August (or, as he afterwards called himself, Adolf) Ludwig Follen (21 January 1794 – 26 December 1855) was a German poet.

He was born at Gießen, in Hesse-Darmstadt, Germany, to Christoph Follen (1759-1833) and Rosine Follen (1766-1799). His father was a counselor-at-law and judge.

In 1814 he and his brother, Charles Follen, fought in the Napoleonic Wars as Hessian volunteers. Before joining the volunteers, he had studied theology and philology at the University of Giessen. On his return, he studied law at University of Heidelberg for two years, and after leaving the university in 1817 edited the Elberfeld Allgemeine Zeitung. Suspected of political agitation and connection with some radical plots, in 1819 he was imprisoned for two years in Berlin.
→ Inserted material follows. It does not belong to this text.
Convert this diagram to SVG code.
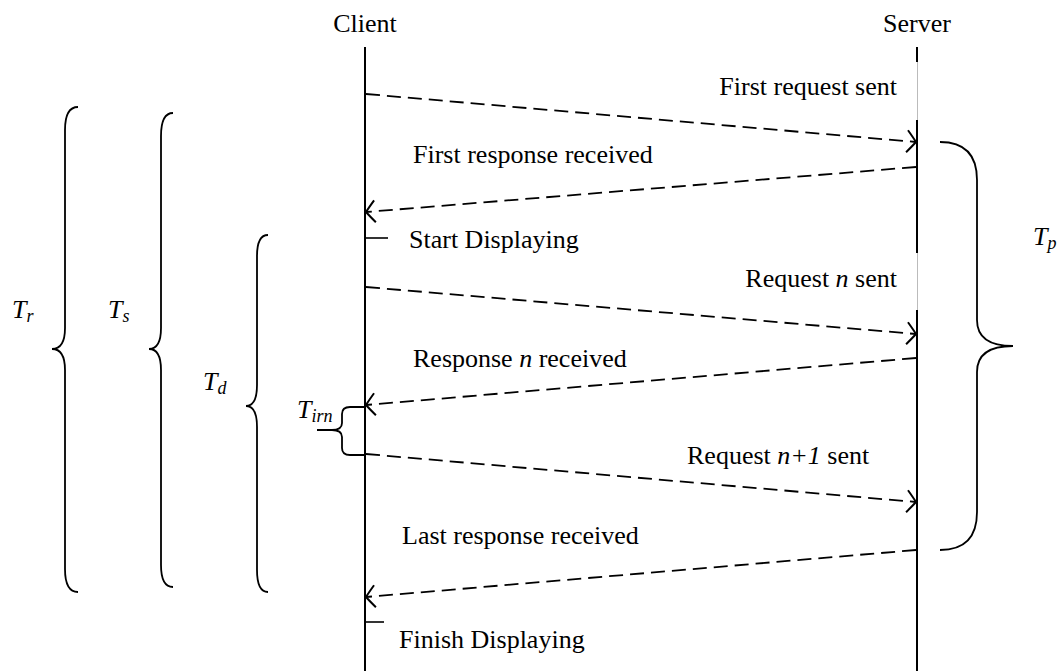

When released in 1821, he went to Switzerland, where he later became a citizen of Zurich. He taught in the canton school at Aarau, farmed from 1847-1854 the estate of Liebenfels in Thurgau, and then retired to Bern, where he lived till his death.

Besides a number of minor poems, he wrote Harfengrüsse aus Deutschland und der Schweiz (1823) and Malegys und Vivian (1829), a knightly romance after the fashion of the romantic school. Of his many translations, mention may be made of the Homeric Hymns in collaboration with R. Schwenck (1814), Tasso's Jerusalem Delivered (1818) and Siegfrieds Tod from the Nibelungenlied (1842); he also collected and translated Latin hymns and sacred poetry (1819).